Arctic Atmospheric Boundary Layer Regimes Observed using Unmanned Aircraft Systems (UAS) during the MOSAiC Expedition

Transfer of energy between the Earth's surface and the overlying atmosphere, particularly at high latitudes, remains an area of substantial uncertainty in our understanding of the global climate system. To reduce this uncertainty, unmanned aircraft-based observations of the lower atmosphere were made over Arctic sea ice during legs 3 and 4 (March through August 2020) of the MOSAiC (Multidisciplinary drifting Observatory for the Study of Arctic Climate) Expedition.

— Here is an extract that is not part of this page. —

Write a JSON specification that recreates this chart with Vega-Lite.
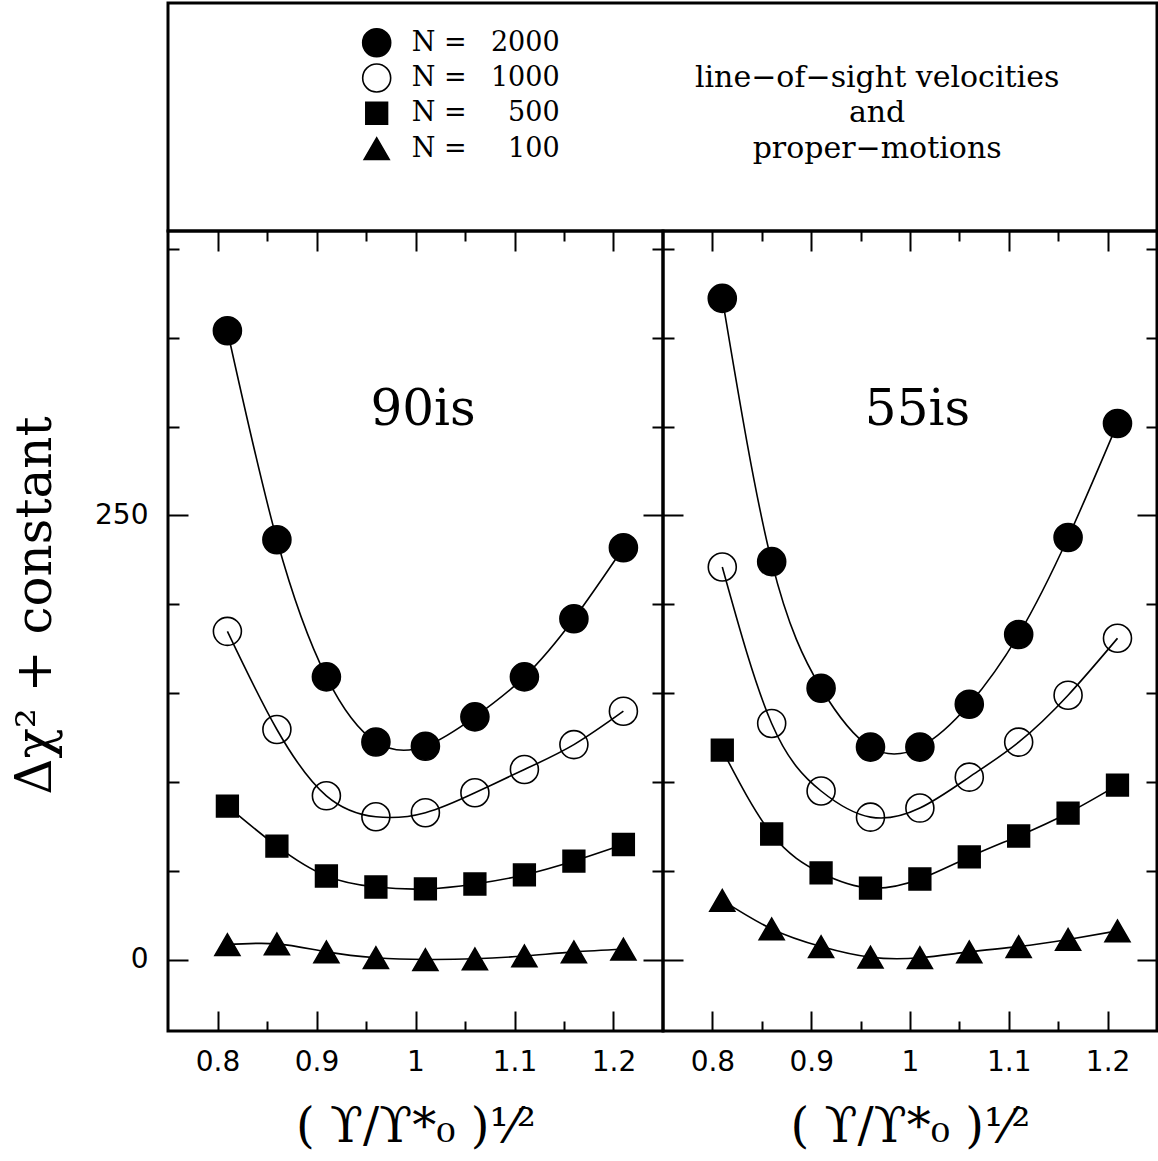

Specifically, meteorological data throughout the lowest 1km of the atmosphere were gathered with the University of Colorado DataHawk2, a small fixed-wing unmanned aircraft with a 40-min endurance time, equipped with multiple sensors for measuring air pressure, temperature and humidity, wind speed and direction, infrared brightness temperatures of the sky and surface, and turbulence. These measurements provide unprecedented perspectives on lower atmospheric state over the central Arctic from late winter through summer.

In this presentation, we will provide a brief overview of the MOSAiC UAS flights, as well as an analysis of atmospheric profiles sampled. For each flight, we categorize the stability regime and identify the boundary layer height, comparing a subjective boundary layer height with objective boundary layer heights from several published methods. Lastly, we relate boundary layer stability and height to other features within the profile including low-level jets and inversions.